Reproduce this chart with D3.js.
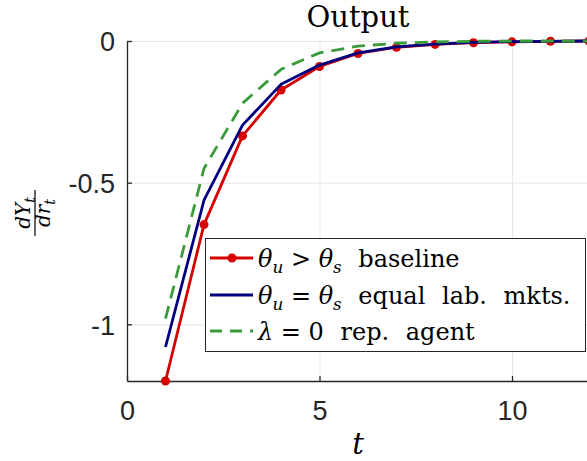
<!DOCTYPE html>
<html><head><meta charset="utf-8">
<script src="https://cdn.jsdelivr.net/npm/d3@7"></script>
<style>body{margin:0;background:#fff} svg{display:block} text{white-space:pre}</style>
</head><body>
<script>
// ---- data ----
const periods = [1, 2, 3, 4, 5, 6, 7, 8, 9, 10, 11, 12];
const baselineIRF = [-1.2, -0.648, -0.335, -0.173, -0.09, -0.044, -0.022, -0.012, -0.006, -0.003, -0.001, 0];
const equalLabIRF = [-1.08, -0.562, -0.297, -0.153, -0.085, -0.042, -0.021, -0.011, -0.005, -0.002, -0.001, 0];
const repAgentIRF = [-0.98, -0.45, -0.22, -0.10, -0.042, -0.018, -0.008, -0.003, -0.001, 0, 0, 0];
const xTicks = [0, 5, 10];
const xTickLabels = ["0", "5", "10"];
const yTicks = [0, -0.5, -1];
const yTickLabels = ["0", "-0.5", "-1"];
const xDomain = [0, 12];
const yDomain = [-1.2, 0];
const titleText = "Output";
const xLabelText = "t";
// legend labels as [text, style] segments (i = math italic, sub = subscript, txt = text mode)
const legendBaseline = [["θ", "i"], ["u", "sub"], [" > ", ""], ["θ", "i"], ["s", "sub"], [" baseline", "txt"]];
const legendEqual = [["θ", "i"], ["u", "sub"], [" = ", ""], ["θ", "i"], ["s", "sub"], [" equal lab. mkts.", "txt"]];
const legendRep = [["λ", "i"], [" = 0", ""], [" rep. agent", "txt"]];

const W = 587, H = 461;
const serif = "'DejaVu Serif', serif";
const sans = "'Liberation Sans', Arial, sans-serif";
const axisCol = "#262626";

const svg = d3.select("body").append("svg").attr("width", W).attr("height", H);

const x = d3.scaleLinear(xDomain, [127, 589]);
const y = d3.scaleLinear(yDomain, [381, 41]);

// grid
svg.append("g").attr("transform", `translate(0,${y(yDomain[0])})`)
  .call(d3.axisBottom(x).tickValues(xTicks.filter(d => d !== 0)).tickSize(-(y(yDomain[0]) - y(yDomain[1]))).tickFormat(""))
  .call(g => g.select(".domain").remove())
  .call(g => g.selectAll("line").attr("stroke", "#e6e6e6").attr("stroke-width", 1));
svg.append("g").attr("transform", `translate(${x(xDomain[0])},0)`)
  .call(d3.axisLeft(y).tickValues(yTicks).tickSize(-(x(xDomain[1]) - x(xDomain[0]))).tickFormat(""))
  .call(g => g.select(".domain").remove())
  .call(g => g.selectAll("line").attr("stroke", "#e6e6e6").attr("stroke-width", 1));

// axes
const xAxis = svg.append("g").attr("transform", `translate(0,${y(yDomain[0])})`)
  .call(d3.axisBottom(x).tickValues(xTicks).tickFormat((d, i) => xTickLabels[i]).tickSizeInner(-5).tickSizeOuter(0).tickPadding(20));
const yAxis = svg.append("g").attr("transform", `translate(${x(xDomain[0])},0)`)
  .call(d3.axisLeft(y).tickValues(yTicks).tickFormat((d, i) => yTickLabels[i]).tickSizeInner(-5).tickSizeOuter(0).tickPadding(12));
[xAxis, yAxis].forEach(g => {
  g.select(".domain").attr("stroke", axisCol).attr("stroke-width", 1.3);
  g.selectAll(".tick line").attr("stroke", axisCol).attr("stroke-width", 1.3);
  g.selectAll(".tick text").attr("fill", axisCol).attr("font-family", sans).attr("font-size", 27);
});
yAxis.selectAll(".tick text").attr("dy", "0.36em");

// series
const line = d3.line().x((d, i) => x(periods[i])).y(d => y(d));
const red = "#d60000", blue = "#00007f", green = "#3b9b3b";
svg.append("path").datum(baselineIRF).attr("d", line).attr("fill", "none").attr("stroke", red).attr("stroke-width", 2.8).attr("stroke-linejoin", "round");
svg.append("g").selectAll("circle").data(baselineIRF).join("circle")
  .attr("cx", (d, i) => x(periods[i])).attr("cy", d => y(d)).attr("r", 4.5).attr("fill", red);
svg.append("path").datum(equalLabIRF).attr("d", line).attr("fill", "none").attr("stroke", blue).attr("stroke-width", 2.8).attr("stroke-linejoin", "round");
svg.append("path").datum(repAgentIRF).attr("d", line).attr("fill", "none").attr("stroke", green).attr("stroke-width", 2.8).attr("stroke-dasharray", "13,8");

// title
svg.append("text").attr("x", 358).attr("y", 26.5).attr("text-anchor", "middle")
  .attr("font-family", serif).attr("font-size", 29).attr("fill", "#000").text(titleText);
// x label
svg.append("text").attr("x", 358).attr("y", 454).attr("text-anchor", "middle")
  .attr("font-family", serif).attr("font-style", "italic").attr("font-size", 29).attr("fill", "#000").text(xLabelText);

function mathText(g, segs, size) {
  const t = g.append("text").attr("font-family", serif).attr("font-size", size).attr("fill", "#000");
  let pending = 0;
  segs.forEach(([s, st]) => {
    const sp = t.append("tspan").text(s);
    if (st === "sub") {
      sp.attr("font-style", "italic").attr("font-size", size * 0.7).attr("dy", pending + size * 0.25);
      pending = -size * 0.25;
    } else {
      if (pending) sp.attr("dy", pending);
      pending = 0;
      if (st === "i") sp.attr("font-style", "italic");
      if (st === "txt") sp.attr("word-spacing", 9);
    }
  });
  return t;
}

// y label (fraction)
const yl = svg.append("g").attr("transform", "translate(35,213) rotate(-90)");
yl.append("line").attr("x1", -23).attr("x2", 23).attr("y1", 0).attr("y2", 0).attr("stroke", "#000").attr("stroke-width", 1.2);
mathText(yl, [["dY", "i"], ["t", "sub"]], 20).attr("text-anchor", "middle").attr("y", -5);
mathText(yl, [["dr", "i"], ["t", "sub"]], 20).attr("text-anchor", "middle").attr("y", 15);

// legend
const lg = svg.append("g");
lg.append("rect").attr("x", 205.5).attr("y", 238.5).attr("width", 380).attr("height", 113)
  .attr("fill", "#fff").attr("stroke", axisCol).attr("stroke-width", 1);
const legendItems = [
  { segs: legendBaseline, color: red, dash: null, marker: true, cy: 258 },
  { segs: legendEqual, color: blue, dash: null, marker: false, cy: 295 },
  { segs: legendRep, color: green, dash: "12,8", marker: false, cy: 331 }
];
legendItems.forEach(it => {
  lg.append("line").attr("x1", 210).attr("x2", 253).attr("y1", it.cy).attr("y2", it.cy)
    .attr("stroke", it.color).attr("stroke-width", 2.8).attr("stroke-dasharray", it.dash);
  if (it.marker) lg.append("circle").attr("cx", 232).attr("cy", it.cy).attr("r", 4.5).attr("fill", it.color);
  mathText(lg, it.segs, 24).attr("x", 258).attr("y", it.cy + 8.5);
});
</script>
</body></html>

Exercise aim =>
Return the material exactly as given, apart from the pictures.

Full answer =>
Reproduce this chart with D3.js.
<!DOCTYPE html>
<html><head><meta charset="utf-8">
<script src="https://cdn.jsdelivr.net/npm/d3@7"></script>
<style>body{margin:0;background:#fff} svg{display:block} text{white-space:pre}</style>
</head><body>
<script>
// ---- data ----
const periods = [1, 2, 3, 4, 5, 6, 7, 8, 9, 10, 11, 12];
const baselineIRF = [-1.2, -0.648, -0.335, -0.173, -0.09, -0.044, -0.022, -0.012, -0.006, -0.003, -0.001, 0];
const equalLabIRF = [-1.08, -0.562, -0.297, -0.153, -0.085, -0.042, -0.021, -0.011, -0.005, -0.002, -0.001, 0];
const repAgentIRF = [-0.98, -0.45, -0.22, -0.10, -0.042, -0.018, -0.008, -0.003, -0.001, 0, 0, 0];
const xTicks = [0, 5, 10];
const xTickLabels = ["0", "5", "10"];
const yTicks = [0, -0.5, -1];
const yTickLabels = ["0", "-0.5", "-1"];
const xDomain = [0, 12];
const yDomain = [-1.2, 0];
const titleText = "Output";
const xLabelText = "t";
// legend labels as [text, style] segments (i = math italic, sub = subscript, txt = text mode)
const legendBaseline = [["θ", "i"], ["u", "sub"], [" > ", ""], ["θ", "i"], ["s", "sub"], [" baseline", "txt"]];
const legendEqual = [["θ", "i"], ["u", "sub"], [" = ", ""], ["θ", "i"], ["s", "sub"], [" equal lab. mkts.", "txt"]];
const legendRep = [["λ", "i"], [" = 0", ""], [" rep. agent", "txt"]];

const W = 587, H = 461;
const serif = "'DejaVu Serif', serif";
const sans = "'Liberation Sans', Arial, sans-serif";
const axisCol = "#262626";

const svg = d3.select("body").append("svg").attr("width", W).attr("height", H);

const x = d3.scaleLinear(xDomain, [127, 589]);
const y = d3.scaleLinear(yDomain, [381, 41]);

// grid
svg.append("g").attr("transform", `translate(0,${y(yDomain[0])})`)
  .call(d3.axisBottom(x).tickValues(xTicks.filter(d => d !== 0)).tickSize(-(y(yDomain[0]) - y(yDomain[1]))).tickFormat(""))
  .call(g => g.select(".domain").remove())
  .call(g => g.selectAll("line").attr("stroke", "#e6e6e6").attr("stroke-width", 1));
svg.append("g").attr("transform", `translate(${x(xDomain[0])},0)`)
  .call(d3.axisLeft(y).tickValues(yTicks).tickSize(-(x(xDomain[1]) - x(xDomain[0]))).tickFormat(""))
  .call(g => g.select(".domain").remove())
  .call(g => g.selectAll("line").attr("stroke", "#e6e6e6").attr("stroke-width", 1));

// axes
const xAxis = svg.append("g").attr("transform", `translate(0,${y(yDomain[0])})`)
  .call(d3.axisBottom(x).tickValues(xTicks).tickFormat((d, i) => xTickLabels[i]).tickSizeInner(-5).tickSizeOuter(0).tickPadding(20));
const yAxis = svg.append("g").attr("transform", `translate(${x(xDomain[0])},0)`)
  .call(d3.axisLeft(y).tickValues(yTicks).tickFormat((d, i) => yTickLabels[i]).tickSizeInner(-5).tickSizeOuter(0).tickPadding(12));
[xAxis, yAxis].forEach(g => {
  g.select(".domain").attr("stroke", axisCol).attr("stroke-width", 1.3);
  g.selectAll(".tick line").attr("stroke", axisCol).attr("stroke-width", 1.3);
  g.selectAll(".tick text").attr("fill", axisCol).attr("font-family", sans).attr("font-size", 27);
});
yAxis.selectAll(".tick text").attr("dy", "0.36em");

// series
const line = d3.line().x((d, i) => x(periods[i])).y(d => y(d));
const red = "#d60000", blue = "#00007f", green = "#3b9b3b";
svg.append("path").datum(baselineIRF).attr("d", line).attr("fill", "none").attr("stroke", red).attr("stroke-width", 2.8).attr("stroke-linejoin", "round");
svg.append("g").selectAll("circle").data(baselineIRF).join("circle")
  .attr("cx", (d, i) => x(periods[i])).attr("cy", d => y(d)).attr("r", 4.5).attr("fill", red);
svg.append("path").datum(equalLabIRF).attr("d", line).attr("fill", "none").attr("stroke", blue).attr("stroke-width", 2.8).attr("stroke-linejoin", "round");
svg.append("path").datum(repAgentIRF).attr("d", line).attr("fill", "none").attr("stroke", green).attr("stroke-width", 2.8).attr("stroke-dasharray", "13,8");

// title
svg.append("text").attr("x", 358).attr("y", 26.5).attr("text-anchor", "middle")
  .attr("font-family", serif).attr("font-size", 29).attr("fill", "#000").text(titleText);
// x label
svg.append("text").attr("x", 358).attr("y", 454).attr("text-anchor", "middle")
  .attr("font-family", serif).attr("font-style", "italic").attr("font-size", 29).attr("fill", "#000").text(xLabelText);

function mathText(g, segs, size) {
  const t = g.append("text").attr("font-family", serif).attr("font-size", size).attr("fill", "#000");
  let pending = 0;
  segs.forEach(([s, st]) => {
    const sp = t.append("tspan").text(s);
    if (st === "sub") {
      sp.attr("font-style", "italic").attr("font-size", size * 0.7).attr("dy", pending + size * 0.25);
      pending = -size * 0.25;
    } else {
      if (pending) sp.attr("dy", pending);
      pending = 0;
      if (st === "i") sp.attr("font-style", "italic");
      if (st === "txt") sp.attr("word-spacing", 9);
    }
  });
  return t;
}

// y label (fraction)
const yl = svg.append("g").attr("transform", "translate(35,213) rotate(-90)");
yl.append("line").attr("x1", -23).attr("x2", 23).attr("y1", 0).attr("y2", 0).attr("stroke", "#000").attr("stroke-width", 1.2);
mathText(yl, [["dY", "i"], ["t", "sub"]], 20).attr("text-anchor", "middle").attr("y", -5);
mathText(yl, [["dr", "i"], ["t", "sub"]], 20).attr("text-anchor", "middle").attr("y", 15);

// legend
const lg = svg.append("g");
lg.append("rect").attr("x", 205.5).attr("y", 238.5).attr("width", 380).attr("height", 113)
  .attr("fill", "#fff").attr("stroke", axisCol).attr("stroke-width", 1);
const legendItems = [
  { segs: legendBaseline, color: red, dash: null, marker: true, cy: 258 },
  { segs: legendEqual, color: blue, dash: null, marker: false, cy: 295 },
  { segs: legendRep, color: green, dash: "12,8", marker: false, cy: 331 }
];
legendItems.forEach(it => {
  lg.append("line").attr("x1", 210).attr("x2", 253).attr("y1", it.cy).attr("y2", it.cy)
    .attr("stroke", it.color).attr("stroke-width", 2.8).attr("stroke-dasharray", it.dash);
  if (it.marker) lg.append("circle").attr("cx", 232).attr("cy", it.cy).attr("r", 4.5).attr("fill", it.color);
  mathText(lg, it.segs, 24).attr("x", 258).attr("y", it.cy + 8.5);
});
</script>
</body></html>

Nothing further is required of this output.